■ DATASET EXCERPT:

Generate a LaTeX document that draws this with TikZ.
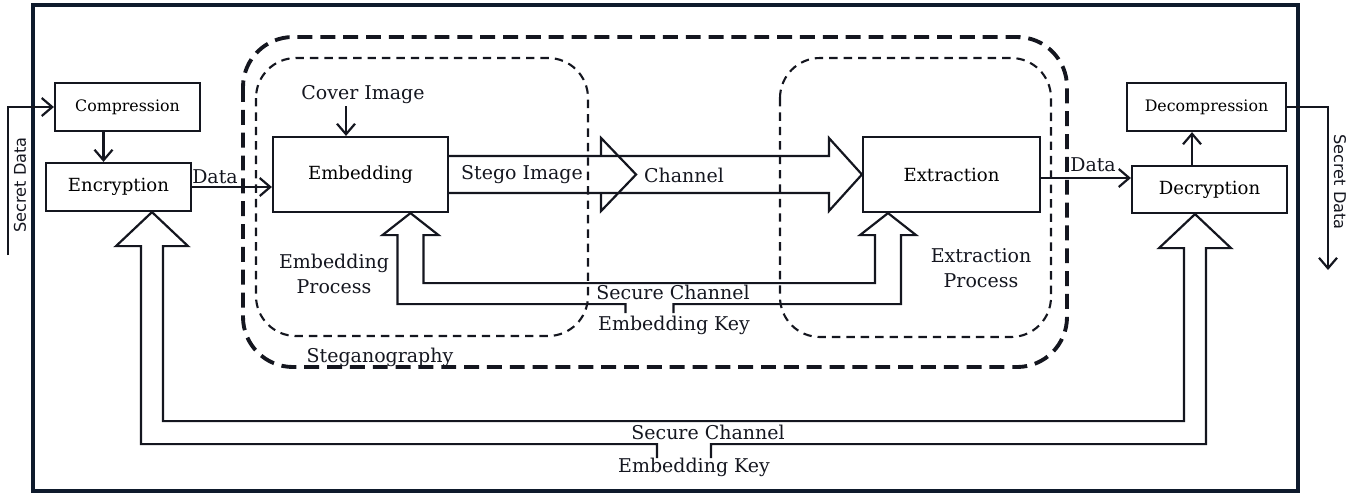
\documentclass[tikz,border=0pt]{standalone}
\usepackage{fontspec}
\setmainfont{DejaVu Serif}
\setsansfont{DejaVu Sans}
\usetikzlibrary{arrows.meta,calc}
\definecolor{StegInk}{HTML}{14161F}
\definecolor{StegFrame}{HTML}{0E1A2C}
\tikzset{
  flow/.style={-{Straight Barb[length=2.1mm,width=3.6mm]}, line width=1.25pt, draw=StegInk},
  block/.style={line width=1.25pt, draw=StegInk, line join=miter},
  stage/.style={draw=StegInk, line width=1.25pt, fill=white, align=center, inner sep=2pt,
                font=\fontsize{10.3}{12}\selectfont},
  small/.style={stage, font=\fontsize{9}{11}\selectfont},
  tag/.style={text=StegInk, align=center, inner sep=1pt},
  sidetext/.style={text=StegInk, font=\sffamily\fontsize{9.2}{11}\selectfont, inner sep=1pt},
  frame/.style={draw=StegFrame, line width=2.4pt},
  outergroup/.style={draw=StegInk, line width=2.2pt, dash pattern=on 8.5pt off 4.5pt, rounded corners=1cm},
  innergroup/.style={draw=StegInk, line width=1.2pt, dash pattern=on 4.8pt off 3.4pt, rounded corners=0.8cm},
}

\begin{document}
\begin{tikzpicture}[x=0.02cm,y=-0.02cm,font=\fontsize{10.8}{14}\selectfont]
  \useasboundingbox (0,0) rectangle (1354,495);
  \draw[frame] (33,5) rectangle (1298,491);

  % dashed groups
  \draw[outergroup] (243,37) rectangle (1067,367);
  \draw[innergroup] (256,58) rectangle (588,336);
  \draw[innergroup] (780,58) rectangle (1051,337);

  % boxes
  \node[small, minimum width=2.9cm, minimum height=0.96cm] (comp) at (127.5,107) {Compression};
  \node[stage, minimum width=2.9cm, minimum height=0.96cm] (encr) at (118.5,187) {Encryption};
  \node[stage, minimum width=3.5cm, minimum height=1.5cm] (embd) at (360.5,174.5) {Embedding};
  \node[stage, minimum width=3.54cm, minimum height=1.5cm] (extr) at (951.5,174.5) {Extraction};
  \node[stage, minimum width=3.1cm, minimum height=0.94cm] (decr) at (1209.5,189.5) {Decryption};
  \node[small, minimum width=3.18cm, minimum height=0.96cm] (decomp) at (1206.5,107) {Decompression};

  % labels
  \node[tag] (cover) at (363,95) {Cover Image};
  \node[tag] (datal) at (215,177) {Data};
  \node[tag] (stego) at (522,175) {Stego Image};
  \node[tag] (chan) at (684,175) {Channel};
  \node[tag] (datar) at (1093,165) {Data};
  \node[tag] (embproc) at (334,274) {Embedding\\Process};
  \node[tag] (extrproc) at (981,268) {Extraction\\Process};
  \node[tag] (steg) at (380,357) {Steganography};
  \node[tag] (sc1) at (673,292) {Secure Channel};
  \node[tag] (ek1) at (674,325) {Embedding Key};
  \node[tag] (sc2) at (708,432) {Secure Channel};
  \node[tag] (ek2) at (694,467) {Embedding Key};
  \node[sidetext, rotate=90] (sdin) at (20,185) {Secret Data};
  \node[sidetext, rotate=-90] (sdout) at (1340,182) {Secret Data};

  % plain connectors
  \coordinate (srcin) at (8,255);
  \coordinate (srcout) at (1328,270);
  \coordinate (compout) at ([xshift=-0.48cm]comp.south);
  \coordinate (decrout) at ([xshift=-0.35cm]decr.north);
  \coordinate (coverout) at ([xshift=-0.34cm]cover.south);
  \coordinate (extrout) at ([yshift=-0.07cm]extr.east);
  \draw[flow] (srcin) |- (comp.west);
  \draw[flow] (compout) -- (compout |- encr.north);
  \draw[flow] (encr.east) -- (encr.east -| embd.west);
  \draw[flow] (coverout) -- (coverout |- embd.north);
  \draw[flow] (extrout) -- (extrout -| decr.west);
  \draw[flow] (decrout) -- (decrout |- decomp.south);
  \draw[flow] (decomp.east) -| (srcout);

  % stego image / channel
  \draw[block] ($(embd.east)+(0,-18.5)$) -- ($(extr.west)+(-33,-18.5)$) -- ++(0,-18)
    -- (extr.west) -- ++(-33,36.5) -- ++(0,-18) -- ($(embd.east)+(0,18.5)$);
  \draw[block] ($(embd.east)+(152,-18.5)$) -- ++(0,-18) -- ++(35,36.5) -- ++(-35,36.5) -- ++(0,-18);

  % embedding key, inner secure channel
  \coordinate (tipA) at ([xshift=1cm]embd.south);
  \coordinate (tipB) at ([xshift=-1.27cm]extr.south);
  \draw[block] ($(tipA)+(215,100)$) -- ++(0,-9) -| ($(tipA)+(-13,22)$) -- ++(-15,0) -- (tipA)
    -- ++(28,22) -- ++(-15,0) |- ($(tipB)+(-13,70)$) -- ($(tipB)+(-13,22)$) -- ++(-15,0)
    -- (tipB) -- ++(28,22) -- ++(-15,0) |- ($(tipA)+(263,91)$) -- ++(0,9);

  % embedding key, outer secure channel
  \coordinate (keyL) at ([xshift=0.67cm]encr.south);
  \coordinate (keyR) at ([xshift=-0.29cm]decr.south);
  \draw[block] ($(keyL)+(505,246)$) -- ++(0,-14) -| ($(keyL)+(-11,34)$) -- ++(-25,0) -- (keyL)
    -- ++(36,34) -- ++(-25,0) |- ($(keyR)+(-11,207)$) -- ($(keyR)+(-11,34)$) -- ++(-25,0)
    -- (keyR) -- ++(36,34) -- ++(-25,0) |- ($(keyL)+(559,232)$) -- ++(0,14);
\end{tikzpicture}
\end{document}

■ WRITTEN REQUEST: In your copy of the listing above, reproduce each line exactly and omit all pictures.

■ REPLY:
Generate a LaTeX document that draws this with TikZ.
\documentclass[tikz,border=0pt]{standalone}
\usepackage{fontspec}
\setmainfont{DejaVu Serif}
\setsansfont{DejaVu Sans}
\usetikzlibrary{arrows.meta,calc}
\definecolor{StegInk}{HTML}{14161F}
\definecolor{StegFrame}{HTML}{0E1A2C}
\tikzset{
  flow/.style={-{Straight Barb[length=2.1mm,width=3.6mm]}, line width=1.25pt, draw=StegInk},
  block/.style={line width=1.25pt, draw=StegInk, line join=miter},
  stage/.style={draw=StegInk, line width=1.25pt, fill=white, align=center, inner sep=2pt,
                font=\fontsize{10.3}{12}\selectfont},
  small/.style={stage, font=\fontsize{9}{11}\selectfont},
  tag/.style={text=StegInk, align=center, inner sep=1pt},
  sidetext/.style={text=StegInk, font=\sffamily\fontsize{9.2}{11}\selectfont, inner sep=1pt},
  frame/.style={draw=StegFrame, line width=2.4pt},
  outergroup/.style={draw=StegInk, line width=2.2pt, dash pattern=on 8.5pt off 4.5pt, rounded corners=1cm},
  innergroup/.style={draw=StegInk, line width=1.2pt, dash pattern=on 4.8pt off 3.4pt, rounded corners=0.8cm},
}

\begin{document}
\begin{tikzpicture}[x=0.02cm,y=-0.02cm,font=\fontsize{10.8}{14}\selectfont]
  \useasboundingbox (0,0) rectangle (1354,495);
  \draw[frame] (33,5) rectangle (1298,491);

  % dashed groups
  \draw[outergroup] (243,37) rectangle (1067,367);
  \draw[innergroup] (256,58) rectangle (588,336);
  \draw[innergroup] (780,58) rectangle (1051,337);

  % boxes
  \node[small, minimum width=2.9cm, minimum height=0.96cm] (comp) at (127.5,107) {Compression};
  \node[stage, minimum width=2.9cm, minimum height=0.96cm] (encr) at (118.5,187) {Encryption};
  \node[stage, minimum width=3.5cm, minimum height=1.5cm] (embd) at (360.5,174.5) {Embedding};
  \node[stage, minimum width=3.54cm, minimum height=1.5cm] (extr) at (951.5,174.5) {Extraction};
  \node[stage, minimum width=3.1cm, minimum height=0.94cm] (decr) at (1209.5,189.5) {Decryption};
  \node[small, minimum width=3.18cm, minimum height=0.96cm] (decomp) at (1206.5,107) {Decompression};

  % labels
  \node[tag] (cover) at (363,95) {Cover Image};
  \node[tag] (datal) at (215,177) {Data};
  \node[tag] (stego) at (522,175) {Stego Image};
  \node[tag] (chan) at (684,175) {Channel};
  \node[tag] (datar) at (1093,165) {Data};
  \node[tag] (embproc) at (334,274) {Embedding\\Process};
  \node[tag] (extrproc) at (981,268) {Extraction\\Process};
  \node[tag] (steg) at (380,357) {Steganography};
  \node[tag] (sc1) at (673,292) {Secure Channel};
  \node[tag] (ek1) at (674,325) {Embedding Key};
  \node[tag] (sc2) at (708,432) {Secure Channel};
  \node[tag] (ek2) at (694,467) {Embedding Key};
  \node[sidetext, rotate=90] (sdin) at (20,185) {Secret Data};
  \node[sidetext, rotate=-90] (sdout) at (1340,182) {Secret Data};

  % plain connectors
  \coordinate (srcin) at (8,255);
  \coordinate (srcout) at (1328,270);
  \coordinate (compout) at ([xshift=-0.48cm]comp.south);
  \coordinate (decrout) at ([xshift=-0.35cm]decr.north);
  \coordinate (coverout) at ([xshift=-0.34cm]cover.south);
  \coordinate (extrout) at ([yshift=-0.07cm]extr.east);
  \draw[flow] (srcin) |- (comp.west);
  \draw[flow] (compout) -- (compout |- encr.north);
  \draw[flow] (encr.east) -- (encr.east -| embd.west);
  \draw[flow] (coverout) -- (coverout |- embd.north);
  \draw[flow] (extrout) -- (extrout -| decr.west);
  \draw[flow] (decrout) -- (decrout |- decomp.south);
  \draw[flow] (decomp.east) -| (srcout);

  % stego image / channel
  \draw[block] ($(embd.east)+(0,-18.5)$) -- ($(extr.west)+(-33,-18.5)$) -- ++(0,-18)
    -- (extr.west) -- ++(-33,36.5) -- ++(0,-18) -- ($(embd.east)+(0,18.5)$);
  \draw[block] ($(embd.east)+(152,-18.5)$) -- ++(0,-18) -- ++(35,36.5) -- ++(-35,36.5) -- ++(0,-18);

  % embedding key, inner secure channel
  \coordinate (tipA) at ([xshift=1cm]embd.south);
  \coordinate (tipB) at ([xshift=-1.27cm]extr.south);
  \draw[block] ($(tipA)+(215,100)$) -- ++(0,-9) -| ($(tipA)+(-13,22)$) -- ++(-15,0) -- (tipA)
    -- ++(28,22) -- ++(-15,0) |- ($(tipB)+(-13,70)$) -- ($(tipB)+(-13,22)$) -- ++(-15,0)
    -- (tipB) -- ++(28,22) -- ++(-15,0) |- ($(tipA)+(263,91)$) -- ++(0,9);

  % embedding key, outer secure channel
  \coordinate (keyL) at ([xshift=0.67cm]encr.south);
  \coordinate (keyR) at ([xshift=-0.29cm]decr.south);
  \draw[block] ($(keyL)+(505,246)$) -- ++(0,-14) -| ($(keyL)+(-11,34)$) -- ++(-25,0) -- (keyL)
    -- ++(36,34) -- ++(-25,0) |- ($(keyR)+(-11,207)$) -- ($(keyR)+(-11,34)$) -- ++(-25,0)
    -- (keyR) -- ++(36,34) -- ++(-25,0) |- ($(keyL)+(559,232)$) -- ++(0,14);
\end{tikzpicture}
\end{document}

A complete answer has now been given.